From the award-winning author of The Quest for Immortality and The Soul of the Puppet , an exploration of atheism and religion.
Anyone who wants to understand atheism and religion must set aside the popular assumption that they are opposites. For an entire generation, public debate has been corrupted by a reductionist and hysterical derision of religion in favor of a vague notion of "science." In Seven Types of Atheism , John Gray describes the complex and dynamic world of ancient atheisms, a tradition that is in many ways intertwined with religion, and is just as rich.

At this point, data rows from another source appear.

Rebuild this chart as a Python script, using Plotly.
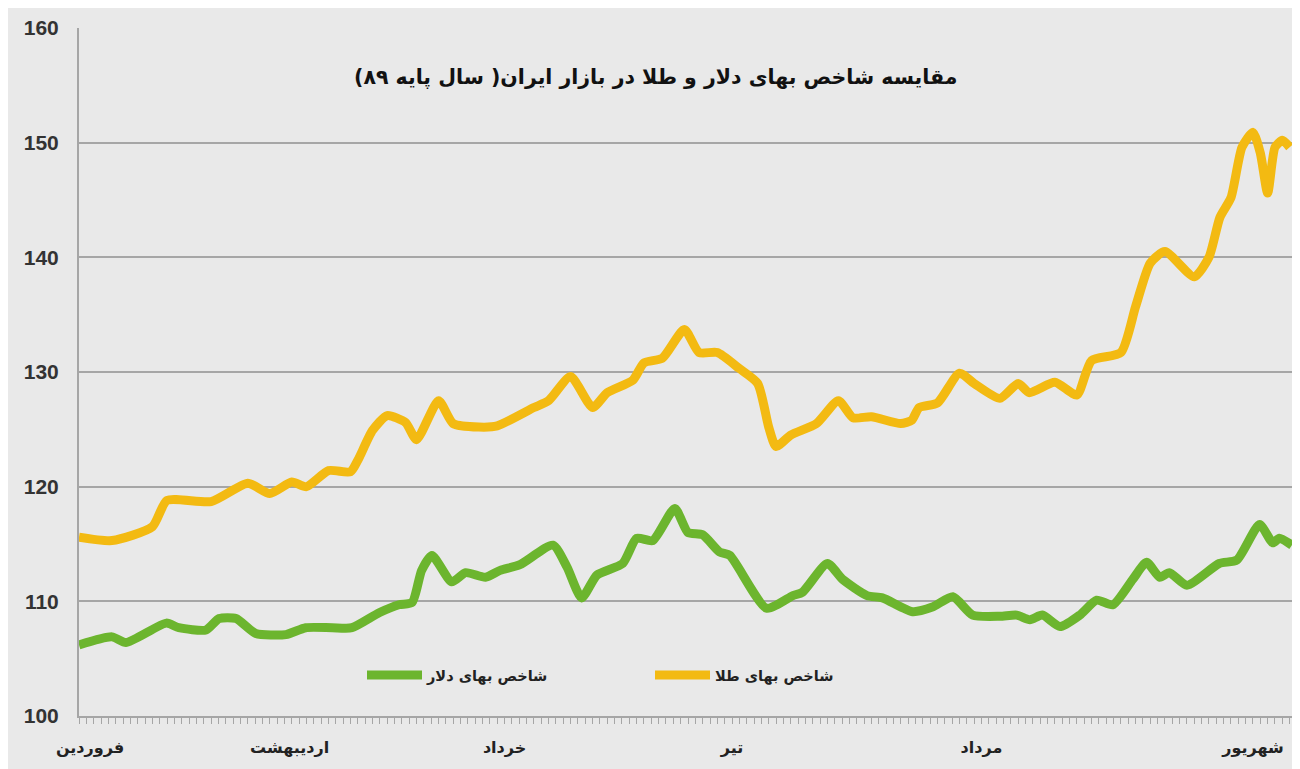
import plotly.graph_objects as go

# ---- data ----
gold_days = [0, 4.5, 10, 12, 18, 23, 26, 29, 31, 34,
             37, 38, 40, 42, 44.5, 46, 49, 51, 54.5, 57,
             62, 64, 67, 70, 72, 75.5, 77, 79.5, 82.5, 84.5,
             87, 90, 92.5, 94, 95, 97, 100.5, 103.5, 105.5, 108,
             112, 113.5, 114.5, 117, 120, 122, 125.5, 128, 129.5, 133,
             136, 138, 142, 144, 146, 148, 152, 154, 155.5, 157,
             158.5, 160, 161, 162, 163, 164, 165]
gold_values = [115.6, 115.3, 116.5, 118.8, 118.7, 120.3, 119.4, 120.4, 120.0, 121.4,
               121.3, 122.3, 124.9, 126.2, 125.6, 124.1, 127.5, 125.5, 125.2, 125.3,
               126.9, 127.5, 129.6, 126.9, 128.2, 129.3, 130.8, 131.2, 133.7, 131.7,
               131.7, 130.3, 129.0, 125.2, 123.5, 124.5, 125.5, 127.5, 126.0, 126.1,
               125.5, 125.8, 126.9, 127.3, 129.9, 129.0, 127.7, 129.0, 128.2, 129.1,
               128.0, 131.0, 131.7, 135.7, 139.5, 140.5, 138.3, 140.0, 143.5, 145.2,
               149.6, 150.9, 149.1, 145.6, 149.6, 150.2, 149.6]

usd_days = [0, 4.5, 6.4, 11.9, 13.6, 17.3, 19.1, 21.4, 24.1, 28.2,
            30.9, 34.5, 37.2, 40.9, 43.6, 45.4, 46.7, 48.1, 50.8, 52.7,
            55.4, 57.4, 60.1, 64.6, 66.5, 68.5, 70.6, 74.1, 76, 78.2,
            81.2, 83, 85, 87.3, 88.7, 93.7, 97.3, 98.6, 102, 104.1,
            107.4, 109.5, 113.6, 116.3, 119.1, 121.8, 125.5, 127.8, 129.6, 131.3,
            133.7, 136.4, 138.7, 140.9, 143.6, 145.5, 147.3, 148.6, 151, 155.4,
            157.8, 160.9, 162.7, 163.6, 165.3]
usd_values = [106.2, 106.9, 106.4, 108.1, 107.7, 107.5, 108.5, 108.5, 107.2, 107.1,
              107.7, 107.7, 107.7, 109.0, 109.7, 109.9, 112.7, 114.0, 111.7, 112.5,
              112.1, 112.7, 113.2, 114.9, 113.0, 110.3, 112.3, 113.3, 115.5, 115.3,
              118.1, 116.0, 115.8, 114.3, 114.0, 109.4, 110.5, 110.8, 113.3, 111.9,
              110.5, 110.3, 109.1, 109.5, 110.4, 108.8, 108.7, 108.8, 108.4, 108.8,
              107.8, 108.8, 110.1, 109.7, 111.9, 113.4, 112.1, 112.5, 111.4, 113.3,
              113.6, 116.7, 115.1, 115.5, 114.9]

month_positions = [1.5, 28.7, 58, 89, 123, 160]
month_labels = ["فروردین", "اردیبهشت", "خرداد", "تیر", "مرداد", "شهریور"]
y_ticks = [100, 110, 120, 130, 140, 150, 160]

title_text = "مقایسه شاخص بهای دلار و طلا در بازار ایران( سال پایه ۸۹)"
usd_name = "شاخص بهای دلار"
gold_name = "شاخص بهای طلا"

GREEN = "#6cb52e"
GOLD = "#f3ba12"
BG = "#e9e9e9"
FONT = "DejaVu Sans, Arial, sans-serif"

PW, PH = 1218, 688  # plot area size in px

fig = go.Figure()
fig.add_trace(go.Scatter(x=usd_days, y=usd_values, mode="lines", name="<b>" + usd_name + "</b>",
                         line=dict(color=GREEN, width=9, shape="spline", smoothing=0.6)))
fig.add_trace(go.Scatter(x=gold_days, y=gold_values, mode="lines", name="<b>" + gold_name + "</b>",
                         line=dict(color=GOLD, width=9, shape="spline", smoothing=0.6)))

fig.update_layout(
    width=1300, height=769,
    margin=dict(l=71, r=11, t=20, b=61, autoexpand=False),
    paper_bgcolor=BG,
    plot_bgcolor=BG,
    font=dict(family=FONT, color="#222222"),
    showlegend=True,
    legend=dict(orientation="h", x=(362 - 79) / PW, y=(716 - 675) / PH,
                xanchor="left", yanchor="middle",
                bgcolor="rgba(0,0,0,0)", itemwidth=55,
                entrywidth=218, entrywidthmode="pixels",
                font=dict(size=14.5, family=FONT, color="#222222")),
    annotations=[dict(text="<b>" + title_text + "</b>", xref="paper", yref="paper",
                      x=(655 - 79) / PW, y=(716 - 77) / PH, xanchor="center",
                      yanchor="middle", showarrow=False,
                      font=dict(size=20.5, family=FONT, color="#111111"))],
)

fig.update_xaxes(
    range=[0, 166],
    automargin=False,
    tickvals=month_positions,
    ticktext=["<b>" + t + "</b>" for t in month_labels],
    ticks="outside", ticklen=16, tickcolor="rgba(0,0,0,0)",
    tickfont=dict(size=16, family=FONT, color="#222222"),
    showgrid=False, zeroline=False,
    showline=True, linecolor="#a6a6a6", linewidth=2,
    minor=dict(ticks="outside", dtick=1, tick0=0, ticklen=6, tickcolor="#a6a6a6",
               tickwidth=1, showgrid=False),
)
fig.update_yaxes(
    range=[100, 160],
    automargin=False,
    tickvals=y_ticks,
    ticktext=["<b>%d</b>" % v for v in y_ticks],
    tickfont=dict(size=21, family="Liberation Sans, Arial, sans-serif", color="#333333"),
    ticks="outside", ticklen=14, tickcolor="rgba(0,0,0,0)",
    showgrid=True, gridcolor="#a6a6a6", gridwidth=2,
    zeroline=False, showline=True, linecolor="#a6a6a6", linewidth=2,
)

fig.write_html("out.html")
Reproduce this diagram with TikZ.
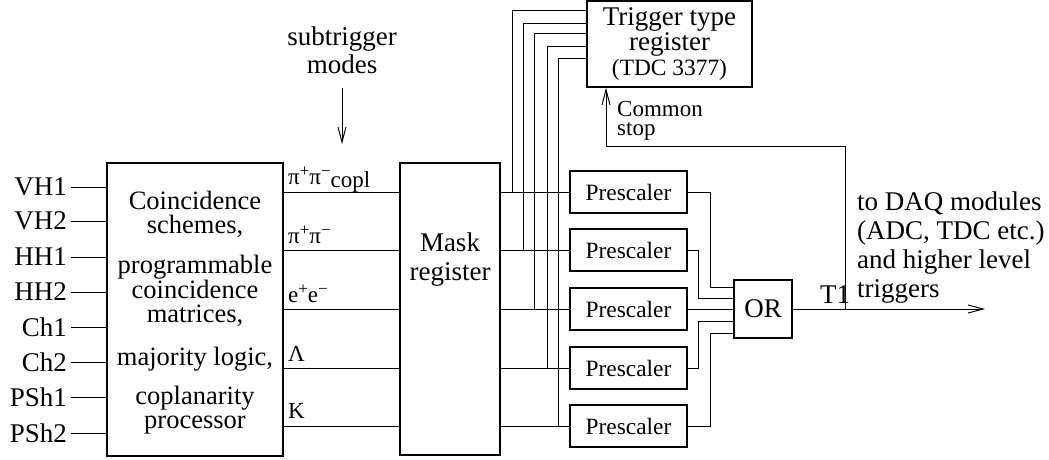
\documentclass[tikz,border=0pt]{standalone}
\usepackage{fontspec}
\setmainfont{Liberation Serif}
\usetikzlibrary{arrows.meta,calc}
\newcommand{\supsym}[1]{\raisebox{7.5pt}{\fontsize{17}{17}\selectfont #1}}
\begin{document}
\begin{tikzpicture}[x=1pt,y=-1pt,
 box/.style={draw,line width=1.8pt,inner sep=0pt},
 wire/.style={line width=1pt},
 arr/.style={wire,-{Straight Barb[length=15pt,width=8pt]}},
 big/.style={font=\fontsize{27}{24}\selectfont},
 small/.style={font=\fontsize{23.4}{25}\selectfont},
 lab/.style={big,anchor=east,inner sep=4pt},
 olab/.style={font=\fontsize{23}{25}\selectfont,anchor=base west,inner sep=0pt},
]
\useasboundingbox (0,0) rectangle (1049,459);

% coincidence box
\node[box,minimum width=176pt,minimum height=293pt] (coin) at (195,309.5) {};
\node[align=center,inner sep=0pt,font=\fontsize{26.5}{24}\selectfont] (cointext) at (195,313) {Coincidence\\schemes,\\[16pt]programmable\\coincidence\\matrices,\\[19pt]majority logic,\\[14pt]coplanarity\\processor};

% inputs
\foreach \n/\t/\y in {1/VH1/187,2/VH2/221,3/HH1/257,4/HH2/292,5/Ch1/327,6/Ch2/362,7/PSh1/397,8/PSh2/433}{
  \node[lab] (in\n) at (71,\y) {\t};
  \draw[wire] (in\n.east) -- (in\n.east -| coin.west);
}

% mask register
\node[box,minimum width=100pt,minimum height=292pt] (mask) at (450,309) {};
\node[align=center,inner sep=0pt,font=\fontsize{27}{29}\selectfont] (masktext) at (450,260) {Mask\\register};

% trigger type register
\node[box,align=center,minimum width=165pt,minimum height=86pt,font=\fontsize{27}{25}\selectfont] (trig) at (669.5,44) {Trigger type\\register\\{\fontsize{23.4}{25}\selectfont(TDC 3377)}};

% prescalers and lines
\foreach \i/\y in {1/192,2/250,3/309,4/368,5/426}{
  \node[box,small,minimum width=117pt,minimum height=42pt] (pre\i) at (628.5,\y) {Prescaler};
  \draw[wire] (coin.east |- pre\i) -- (mask.west |- pre\i);
  \draw[wire] (mask.east |- pre\i) -- (pre\i.west);
}

% output labels
\node[olab] (l1) at (288,184) {π\supsym{+}π\supsym{−}\raisebox{-3pt}{copl}};
\node[olab] (l2) at (288,243) {π\supsym{+}π\supsym{−}};
\node[olab] (l3) at (288,302) {e\supsym{+}e\supsym{−}};
\node[olab] (l4) at (288,361) {Λ};
\node[olab] (l5) at (288,418) {K};

% taps to trigger type register
\foreach \i/\x/\s in {1/512/34,2/523/21,3/534/11,4/547/-2,5/558/-14}{
  \coordinate (tap\i) at (\x,0 |- pre\i.west);
  \draw[wire] (tap\i) |- ([yshift=\s pt]trig.west);
}

% OR
\node[box,big,minimum size=58pt] (or) at (763,309) {OR};
\draw[wire] (pre1.east) -- ++(23,0) |- ([yshift=22pt]or.west);
\draw[wire] (pre2.east) -- ++(11,0) |- ([yshift=11pt]or.west);
\draw[wire] (pre3.east) -- (or.west);
\draw[wire] (pre4.east) -- ++(11,0) |- ([yshift=-12pt]or.west);
\draw[wire] (pre5.east) -- ++(23,0) |- ([yshift=-24pt]or.west);

% T1 output
\coordinate (daq) at (985,309);
\draw[arr] (or.east) -- (daq);
\node[big,anchor=base west,inner sep=0pt] (t1) at (820,303) {T1};
\node[anchor=north west,align=left,inner sep=0pt,font=\fontsize{27}{29}\selectfont] (daqtext) at (857,191.5) {to DAQ modules\\(ADC, TDC etc.)\\and higher level\\triggers};

% common stop
\coordinate (tj) at (845,309);
\coordinate (cs) at (606,146);
\draw[arr] (tj) |- (cs) -- (cs |- trig.south);
\node[anchor=north west,align=left,inner sep=0pt,font=\fontsize{23}{19.5}\selectfont] (cstext) at (617,101) {Common\\stop};

% subtrigger modes
\node[anchor=north,align=center,inner sep=0pt,font=\fontsize{27}{28}\selectfont] (subtrig) at (342,26.5) {subtrigger\\modes};
\coordinate (st) at (342,144);
\draw[arr,shorten <=14pt] (subtrig.south) -- (st);
\end{tikzpicture}
\end{document}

Defining atheism is like trying to capture the diversity of religions in a single formula. Gray thus classifies the atheisms analyzed in this book: the "new atheism," which attacks religion without attempting to understand it; secular humanism; the atheism that transforms science into religion (which includes evolutionary humanism, mesmerism, dialectical materialism, and contemporary transhumanism); modern political religions, from Jacobinism to contemporary evangelical liberalism, including communism and Nazism; the atheism of those who hate God, like the Marquis de Sade; the atheisms that reject the idea of a creator god without any compassion for "humanity"; and the mystical atheism of Arthur Schopenhauer.
The author explores the various ways great minds have sought to understand the questions of salvation, purpose, progress, and evil. Seven Types of Atheism is a surprising and incisive intervention in the political and scientific debate about religion and atheism.